Bref. Les donjons servaient surtout d'intermèdes la nuit, et de défouloir. Leur côté répétitif était contrebalancé par le fait que vous reveniez très vite à la surface, souvent par manque de points de magie PC – ou parce qu'une barrière infranchissable vous empêchait de rejoindre l'étage suivant avant d'avoir progressé en classe. Le meilleur moyen de compenser la répétitivité de cette extension Episode Aigis, amputée de toutes les sections vivantes du jeu original, c'est de la pratiquer à petite dose. De lancer une partie de temps en temps, sur Asus ROG Ally X ou Steam Deck par exemple ; ou en faisant autre chose, comme écouter un podcast (ou votre compagne/compagnon vous raconter sa journée). La répétition des couloirs et des ennemis a un côté hypnotisant qui passe crème au fond d'un canapé, ou d'un lit, en mode portable.
- Les combats enrichis
- Les nouvelles furies "Théurgie", les épreuves des portes "Monade"
- Le côté complétiste du Compendium de Personas
- Optimisé pour Steam Deck
- La carotte de la "vraie" fin
- La suppression du lycée, des sorties, des relations à creuser en dehors de l'équipe...
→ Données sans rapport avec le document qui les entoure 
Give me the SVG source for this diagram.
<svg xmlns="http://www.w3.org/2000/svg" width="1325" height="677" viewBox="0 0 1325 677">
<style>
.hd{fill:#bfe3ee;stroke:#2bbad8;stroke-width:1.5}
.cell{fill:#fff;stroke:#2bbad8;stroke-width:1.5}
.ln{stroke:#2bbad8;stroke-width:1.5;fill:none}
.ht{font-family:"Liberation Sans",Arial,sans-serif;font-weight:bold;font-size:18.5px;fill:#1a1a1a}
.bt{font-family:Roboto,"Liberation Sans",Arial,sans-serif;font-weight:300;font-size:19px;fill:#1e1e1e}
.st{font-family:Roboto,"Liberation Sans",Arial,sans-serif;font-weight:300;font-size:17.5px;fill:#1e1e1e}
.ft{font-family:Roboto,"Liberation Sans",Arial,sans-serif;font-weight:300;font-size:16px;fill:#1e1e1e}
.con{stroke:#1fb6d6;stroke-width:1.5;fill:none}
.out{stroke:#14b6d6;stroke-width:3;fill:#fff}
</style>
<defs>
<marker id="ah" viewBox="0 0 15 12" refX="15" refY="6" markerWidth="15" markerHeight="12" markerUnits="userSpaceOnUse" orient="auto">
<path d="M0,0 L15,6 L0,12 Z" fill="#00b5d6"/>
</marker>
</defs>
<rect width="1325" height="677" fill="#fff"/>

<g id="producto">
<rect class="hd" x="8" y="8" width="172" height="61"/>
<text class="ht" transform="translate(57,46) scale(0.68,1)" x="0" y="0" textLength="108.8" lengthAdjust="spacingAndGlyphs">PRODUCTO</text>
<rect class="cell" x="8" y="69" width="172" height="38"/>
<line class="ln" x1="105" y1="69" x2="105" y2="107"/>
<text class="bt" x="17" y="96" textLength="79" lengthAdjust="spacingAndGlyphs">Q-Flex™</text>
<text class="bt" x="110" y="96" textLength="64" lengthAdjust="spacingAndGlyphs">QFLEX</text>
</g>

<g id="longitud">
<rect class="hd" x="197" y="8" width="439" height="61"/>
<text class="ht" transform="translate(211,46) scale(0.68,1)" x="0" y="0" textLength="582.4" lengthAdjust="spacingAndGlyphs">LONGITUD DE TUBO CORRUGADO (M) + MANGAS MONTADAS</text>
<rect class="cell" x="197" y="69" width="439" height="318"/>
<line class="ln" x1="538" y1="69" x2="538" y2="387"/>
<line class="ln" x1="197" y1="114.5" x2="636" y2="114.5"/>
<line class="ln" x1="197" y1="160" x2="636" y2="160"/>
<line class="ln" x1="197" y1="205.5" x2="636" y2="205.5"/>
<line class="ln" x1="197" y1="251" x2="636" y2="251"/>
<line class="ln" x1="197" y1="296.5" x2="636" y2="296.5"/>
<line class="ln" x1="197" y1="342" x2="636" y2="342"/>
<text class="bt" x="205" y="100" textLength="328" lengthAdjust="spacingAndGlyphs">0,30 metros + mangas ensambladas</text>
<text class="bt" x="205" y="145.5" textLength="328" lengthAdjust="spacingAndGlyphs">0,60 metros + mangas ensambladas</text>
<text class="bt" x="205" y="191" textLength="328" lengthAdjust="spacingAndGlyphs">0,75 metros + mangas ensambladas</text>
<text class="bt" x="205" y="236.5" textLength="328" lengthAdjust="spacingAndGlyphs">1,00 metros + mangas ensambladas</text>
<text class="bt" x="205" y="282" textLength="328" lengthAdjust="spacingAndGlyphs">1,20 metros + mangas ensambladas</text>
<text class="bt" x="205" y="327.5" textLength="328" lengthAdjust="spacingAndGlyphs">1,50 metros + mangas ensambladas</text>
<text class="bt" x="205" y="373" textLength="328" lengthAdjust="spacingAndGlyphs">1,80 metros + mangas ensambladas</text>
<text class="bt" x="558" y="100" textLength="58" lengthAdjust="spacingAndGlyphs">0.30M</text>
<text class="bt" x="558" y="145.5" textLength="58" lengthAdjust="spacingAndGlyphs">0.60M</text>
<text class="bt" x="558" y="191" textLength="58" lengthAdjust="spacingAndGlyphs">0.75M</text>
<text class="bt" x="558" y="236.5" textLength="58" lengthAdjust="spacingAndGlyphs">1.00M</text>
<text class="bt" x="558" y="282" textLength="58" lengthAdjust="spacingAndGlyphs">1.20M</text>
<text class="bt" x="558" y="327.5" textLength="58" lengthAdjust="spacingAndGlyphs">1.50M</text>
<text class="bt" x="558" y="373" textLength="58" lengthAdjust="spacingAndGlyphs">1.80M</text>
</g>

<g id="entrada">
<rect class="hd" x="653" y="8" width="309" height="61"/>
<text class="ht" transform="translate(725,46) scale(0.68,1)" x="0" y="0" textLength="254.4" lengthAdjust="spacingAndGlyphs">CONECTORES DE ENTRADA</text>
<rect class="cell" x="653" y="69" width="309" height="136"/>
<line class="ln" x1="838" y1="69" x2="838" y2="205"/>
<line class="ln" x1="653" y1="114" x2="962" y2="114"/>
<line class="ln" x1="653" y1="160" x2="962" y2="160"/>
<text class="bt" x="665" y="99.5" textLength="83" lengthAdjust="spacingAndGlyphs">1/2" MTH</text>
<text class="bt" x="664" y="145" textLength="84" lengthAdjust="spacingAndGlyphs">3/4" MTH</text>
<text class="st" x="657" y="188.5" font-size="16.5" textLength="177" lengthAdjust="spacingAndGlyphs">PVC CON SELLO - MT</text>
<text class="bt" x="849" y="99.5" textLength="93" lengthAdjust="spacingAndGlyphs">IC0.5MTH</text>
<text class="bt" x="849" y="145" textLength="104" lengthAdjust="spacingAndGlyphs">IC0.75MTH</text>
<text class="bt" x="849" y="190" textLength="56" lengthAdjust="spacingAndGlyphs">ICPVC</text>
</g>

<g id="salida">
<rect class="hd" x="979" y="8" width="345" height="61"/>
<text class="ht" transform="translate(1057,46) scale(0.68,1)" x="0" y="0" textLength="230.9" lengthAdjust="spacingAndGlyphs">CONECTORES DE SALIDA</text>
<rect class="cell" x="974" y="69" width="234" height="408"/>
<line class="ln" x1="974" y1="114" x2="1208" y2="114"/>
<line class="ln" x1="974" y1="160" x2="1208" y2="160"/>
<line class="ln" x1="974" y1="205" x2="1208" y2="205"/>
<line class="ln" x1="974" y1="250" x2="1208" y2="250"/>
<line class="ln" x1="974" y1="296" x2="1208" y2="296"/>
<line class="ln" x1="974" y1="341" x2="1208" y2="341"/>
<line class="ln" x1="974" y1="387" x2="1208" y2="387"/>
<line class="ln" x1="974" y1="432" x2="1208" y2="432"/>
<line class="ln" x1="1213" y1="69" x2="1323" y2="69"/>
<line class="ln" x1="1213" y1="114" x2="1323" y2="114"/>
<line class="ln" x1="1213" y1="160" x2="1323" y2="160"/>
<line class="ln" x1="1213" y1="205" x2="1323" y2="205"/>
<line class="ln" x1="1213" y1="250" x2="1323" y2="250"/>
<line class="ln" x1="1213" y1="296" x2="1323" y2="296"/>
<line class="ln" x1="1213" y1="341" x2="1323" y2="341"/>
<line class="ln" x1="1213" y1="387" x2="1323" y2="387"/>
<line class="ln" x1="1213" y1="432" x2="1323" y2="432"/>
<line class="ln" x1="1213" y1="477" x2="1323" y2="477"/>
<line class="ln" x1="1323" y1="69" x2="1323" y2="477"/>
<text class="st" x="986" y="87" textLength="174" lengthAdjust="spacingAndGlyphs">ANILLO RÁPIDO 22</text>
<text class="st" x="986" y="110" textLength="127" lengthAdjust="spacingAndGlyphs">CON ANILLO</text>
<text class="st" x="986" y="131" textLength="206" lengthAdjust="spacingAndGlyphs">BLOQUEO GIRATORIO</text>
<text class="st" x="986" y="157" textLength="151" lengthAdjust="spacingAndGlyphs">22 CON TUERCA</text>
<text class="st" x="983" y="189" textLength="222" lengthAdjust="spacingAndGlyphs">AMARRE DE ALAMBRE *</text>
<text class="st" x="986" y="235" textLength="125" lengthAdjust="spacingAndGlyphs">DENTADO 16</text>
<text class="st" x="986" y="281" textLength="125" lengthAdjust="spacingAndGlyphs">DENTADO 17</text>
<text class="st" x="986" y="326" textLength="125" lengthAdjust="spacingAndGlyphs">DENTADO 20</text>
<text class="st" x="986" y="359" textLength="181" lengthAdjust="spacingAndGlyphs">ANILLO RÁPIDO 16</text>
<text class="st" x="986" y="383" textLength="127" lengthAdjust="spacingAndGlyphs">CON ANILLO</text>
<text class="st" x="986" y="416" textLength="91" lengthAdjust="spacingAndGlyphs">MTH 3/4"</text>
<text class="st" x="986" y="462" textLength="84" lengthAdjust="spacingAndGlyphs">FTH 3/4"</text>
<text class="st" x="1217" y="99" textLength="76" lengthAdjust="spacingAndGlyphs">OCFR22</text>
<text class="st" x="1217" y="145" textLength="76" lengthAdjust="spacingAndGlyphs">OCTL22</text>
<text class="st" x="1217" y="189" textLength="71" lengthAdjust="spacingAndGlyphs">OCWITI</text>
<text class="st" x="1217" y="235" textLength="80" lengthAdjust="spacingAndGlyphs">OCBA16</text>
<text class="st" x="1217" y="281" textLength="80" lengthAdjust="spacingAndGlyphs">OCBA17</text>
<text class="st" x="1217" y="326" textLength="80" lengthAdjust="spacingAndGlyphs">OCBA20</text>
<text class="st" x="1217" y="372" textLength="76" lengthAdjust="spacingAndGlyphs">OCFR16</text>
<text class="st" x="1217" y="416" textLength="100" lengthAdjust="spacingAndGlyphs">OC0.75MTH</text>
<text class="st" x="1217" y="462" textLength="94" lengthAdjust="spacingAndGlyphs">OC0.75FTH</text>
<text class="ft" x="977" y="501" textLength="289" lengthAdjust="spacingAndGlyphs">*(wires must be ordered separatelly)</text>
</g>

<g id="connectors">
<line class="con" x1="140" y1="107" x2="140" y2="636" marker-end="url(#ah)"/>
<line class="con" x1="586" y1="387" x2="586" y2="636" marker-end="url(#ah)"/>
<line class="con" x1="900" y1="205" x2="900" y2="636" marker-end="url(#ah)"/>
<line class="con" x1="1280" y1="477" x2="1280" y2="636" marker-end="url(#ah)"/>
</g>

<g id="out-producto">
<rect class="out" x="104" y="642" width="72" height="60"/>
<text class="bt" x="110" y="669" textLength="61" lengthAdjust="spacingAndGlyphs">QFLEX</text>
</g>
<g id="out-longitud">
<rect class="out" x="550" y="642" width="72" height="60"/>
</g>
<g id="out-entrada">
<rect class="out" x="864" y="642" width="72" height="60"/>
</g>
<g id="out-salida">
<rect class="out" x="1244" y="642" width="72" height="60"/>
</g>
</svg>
- La répétitivité des donjons générés aléatoirement – handicapant pour un dungeon crawler
- Prix élevé de 35 €
Atlus a transformé l'or d'un excellent RPG, Persona 3 Reload, en dungeon crawler plombant. Les quelques nouveautés de cette extension ne renouvellent pas suffisamment l'intérêt ; la vingtaine d'heures nécessaires à la finir pour voir la "vraie" fin deviennent vite répétitives. Donjons générés de façon procédurale, recyclage des décors et des ennemis, prétexte scénaristique étiré comme un élastique, manque de rebondissements et de narration... La variété et l'équilibrage du jeu original font cruellement défaut, tout comme les séquences en extérieur – rarissimes. En ne reprenant qu'une toute petite partie de la recette initiale (les donjons), et en la diluant beaucoup trop de surcroît, Atlus facture au prix fort le remaster de cette extension. À réserver aux fans, à petites doses quotidiennes pour ne pas trop se lasser.